_EXERCISE AIM_
Retype the opening lines of the data exactly, stopping after the line that contains "import altair as alt". Skip every picture.

_COLLECTED DATA_
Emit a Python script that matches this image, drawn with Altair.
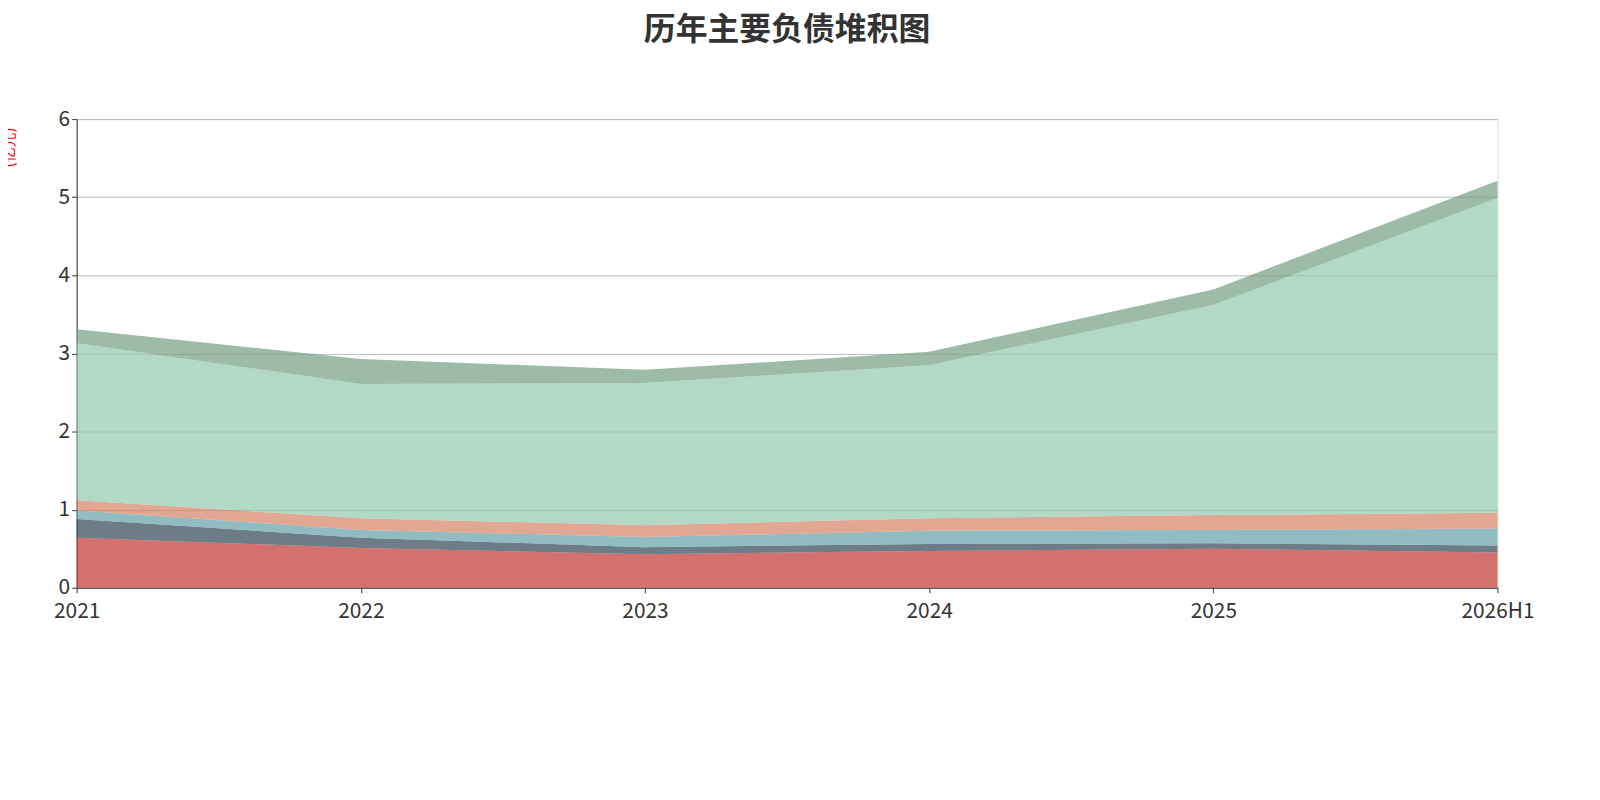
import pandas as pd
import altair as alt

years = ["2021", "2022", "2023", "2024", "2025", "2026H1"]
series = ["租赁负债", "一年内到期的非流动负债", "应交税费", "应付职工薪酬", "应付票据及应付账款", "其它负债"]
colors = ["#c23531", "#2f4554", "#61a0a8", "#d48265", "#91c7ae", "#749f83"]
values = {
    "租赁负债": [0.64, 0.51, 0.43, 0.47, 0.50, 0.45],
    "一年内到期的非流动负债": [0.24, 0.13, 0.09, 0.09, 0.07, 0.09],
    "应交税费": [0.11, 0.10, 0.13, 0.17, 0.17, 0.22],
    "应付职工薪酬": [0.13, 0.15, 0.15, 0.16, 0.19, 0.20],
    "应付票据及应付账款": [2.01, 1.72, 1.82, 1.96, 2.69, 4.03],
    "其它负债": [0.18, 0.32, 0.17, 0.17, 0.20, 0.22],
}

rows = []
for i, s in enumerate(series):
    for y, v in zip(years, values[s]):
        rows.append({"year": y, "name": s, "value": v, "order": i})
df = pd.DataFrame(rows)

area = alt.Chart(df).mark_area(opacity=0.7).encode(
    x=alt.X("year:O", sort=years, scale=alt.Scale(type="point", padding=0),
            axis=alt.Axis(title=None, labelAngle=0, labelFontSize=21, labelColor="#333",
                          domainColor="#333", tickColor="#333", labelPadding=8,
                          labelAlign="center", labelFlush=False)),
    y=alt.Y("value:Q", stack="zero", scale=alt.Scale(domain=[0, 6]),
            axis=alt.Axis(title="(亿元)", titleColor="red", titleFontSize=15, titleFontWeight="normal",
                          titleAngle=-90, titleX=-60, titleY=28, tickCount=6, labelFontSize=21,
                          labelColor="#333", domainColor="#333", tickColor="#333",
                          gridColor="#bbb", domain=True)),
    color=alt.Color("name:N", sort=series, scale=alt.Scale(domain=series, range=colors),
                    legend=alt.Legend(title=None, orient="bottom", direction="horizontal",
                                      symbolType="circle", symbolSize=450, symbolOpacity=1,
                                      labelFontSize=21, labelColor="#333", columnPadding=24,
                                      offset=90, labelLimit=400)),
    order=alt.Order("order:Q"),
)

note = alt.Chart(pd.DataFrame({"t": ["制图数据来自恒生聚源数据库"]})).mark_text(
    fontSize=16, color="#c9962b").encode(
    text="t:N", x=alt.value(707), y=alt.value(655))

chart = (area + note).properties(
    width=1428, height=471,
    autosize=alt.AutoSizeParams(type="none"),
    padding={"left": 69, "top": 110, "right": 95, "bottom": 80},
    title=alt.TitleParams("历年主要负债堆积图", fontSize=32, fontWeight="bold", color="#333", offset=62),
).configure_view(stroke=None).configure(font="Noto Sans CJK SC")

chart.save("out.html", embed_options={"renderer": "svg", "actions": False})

_WRITTEN ANSWER_
Emit a Python script that matches this image, drawn with Altair.
import pandas as pd
import altair as alt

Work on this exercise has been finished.